Unlike iterative jobs, serial jobs have no concept of "skip," since it does not make sense within this context. The default is ''die''.
Serial Plugins
The standard plugins or iterative processing are:
os. Run an Operating System Command
perl. Call a perl subroutine
plsql. Invoke an Oracle stored procedure or packaged procedure
watch. File watcher. Watch a directory, waiting for the appearance of one or more files that match the specified pattern
Additional plugins can be added. See Writing Custom Plugins
USING CONFIGURATION PARAMETERS
The value of any parameters specified in the config section can be referenced be specifying the parameter within percentage signs. For example:
mv %basename(filename)% %archive_dir%
Default parameters
The following parameters are maintained by the ETLp framework itself
app_root. The application root directory.
filename. The current file being processed. Applicable to iterative jobs only.
basename(filename) || The current file being processed, stripped of the path information. Applicable to iterative jobs only.
Environment Configuration Settings
If ''allow_env_vars'' is set in the environment configuration file (env.conf), then values in env.conf can be referred to by their parameter names. This can be useful if there is sensitive information that should not be placed in the application configuration files - for instance, the application configuration files are committed to a source control system, but you need passwords to connect to other systems as part of the ETL processing.

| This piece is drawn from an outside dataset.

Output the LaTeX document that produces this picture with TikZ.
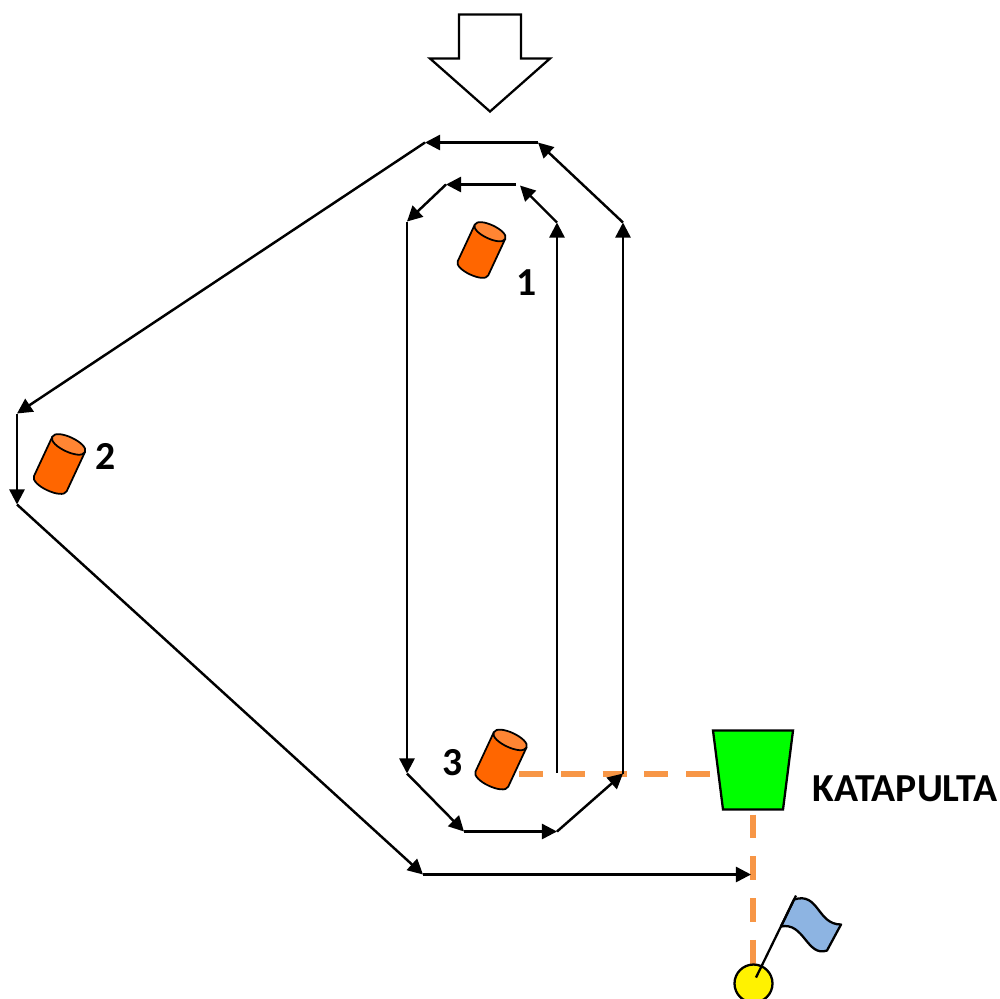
\documentclass[tikz,border=0pt]{standalone}
\usepackage{fontspec}
\setmainfont{Carlito}
\usetikzlibrary{arrows.meta}

\definecolor{barrelbody}{HTML}{FF6600}
\definecolor{barreltop}{HTML}{FF8533}
\definecolor{dashorange}{HTML}{F79646}
\definecolor{flagblue}{HTML}{8DB4E2}

\tikzset{
    track/.style={line width=1.4pt, -{Triangle[length=8.6pt,width=8.6pt]}},
    throwline/.style={line width=3.4pt, dashorange, dash pattern=on 13.6pt off 10.2pt},
    numlabel/.style={font=\bfseries\fontsize{22.6pt}{25pt}\selectfont, inner sep=0pt},
    barrel/.pic={
        \draw[line width=1pt, fill=barrelbody, line join=round]
            (-17.5,-21) -- (-17.5,21) .. controls (-17.5,30.5) and (17.5,30.5) .. (17.5,21)
            -- (17.5,-21) -- cycle;
        \draw[line width=1pt, fill=barreltop]
            (-17.5,-21) .. controls (-17.5,-30.5) and (17.5,-30.5) .. (17.5,-21)
            .. controls (17.5,-11.5) and (-17.5,-11.5) .. (-17.5,-21) -- cycle;
    }
}

\begin{document}
\begin{tikzpicture}[x=0.02cm, y=-0.02cm]

    \useasboundingbox (0, -0.5) rectangle (1000, 997.5);

    % outer track
    \coordinate (o1) at (623, 773);
    \coordinate (o2) at (623, 222);
    \coordinate (o3) at (538, 142);
    \coordinate (o4) at (425, 142);
    \coordinate (o5) at (17, 413);
    \coordinate (o6) at (17, 504);
    \coordinate (o7) at (423, 874);
    \coordinate (o8) at (751, 874);

    % inner track
    \coordinate (i1) at (557, 772);
    \coordinate (i2) at (557, 222);
    \coordinate (i3) at (520, 185);
    \coordinate (i4) at (516, 184);
    \coordinate (i5) at (446, 184);
    \coordinate (i6) at (407, 221);
    \coordinate (i7) at (407, 773);
    \coordinate (i8) at (464, 831);
    \coordinate (i9) at (557, 831);

    % orange lines
    \coordinate (d1) at (519, 773.5);
    \coordinate (d2) at (712, 773.5);
    \coordinate (d3) at (753, 814);
    \coordinate (d4) at (753, 966);

    \draw[throwline] (d1) -- (d2);
    \draw[throwline] (d3) -- (d4);

    \draw[line width=1.3pt, fill=green, line join=miter] (713, 730) -- (793, 730)
        -- (783, 809) -- (723, 809) -- cycle;
    \node[circle, draw, fill=yellow, line width=1.3pt, minimum size=0.76cm, inner sep=0pt]
        (ball) at (753.5, 983) {};

    \foreach \from/\to in {o1/o2, o2/o3, o3/o4, o4/o5, o5/o6, o6/o7, o7/o8,
        i1/i2, i2/i3, i4/i5, i5/i6, i6/i7, i7/i8, i8/i9, i9/o1}
        \draw[track] (\from) -- (\to);

    % big arrow at the top
    \draw[line width=1.3pt, fill=white] (459, 14) -- (521, 14) -- (521, 58) -- (550, 58)
        -- (490, 111) -- (430, 58) -- (459, 58) -- cycle;

    \pic[rotate=-25, scale=0.96] at (481.5, 249.5) {barrel};
    \pic[rotate=-25, scale=1.03] at (59.5, 463.5) {barrel};
    \pic[rotate=-25, scale=1.03] at (501, 759) {barrel};

    \node[numlabel] (one) at (527, 282) {1};
    \node[numlabel] (two) at (106, 456) {2};
    \node[numlabel] (three) at (452.5, 762) {3};
    \node[numlabel] (name) at (905, 788) {KATAPULTA};

    % flag
    \draw[line width=1.3pt, fill=flagblue, line join=round] (794, 899)
        .. controls (819, 891) and (817, 924) .. (841, 924)
        -- (827, 950)
        .. controls (807, 957) and (804, 921) .. (781, 926) -- cycle;
    \draw[line width=1.3pt] (756, 977) -- (796, 895);

\end{tikzpicture}
\end{document}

However, allowing applications to access environment parameters means that all settings are accessible to all plugins, including custom ones. This may be considered a security issue, which is why these parameters are not accessible by default.
CHAINING JOBS
Use the ''next'' config parameter to call another job upon completion of the current job:
<my_current_job>
<config>
next = <<config name>> <<section name>>
<config>
</my_current_job>
Note that the next job will run even if the current job dies with errors.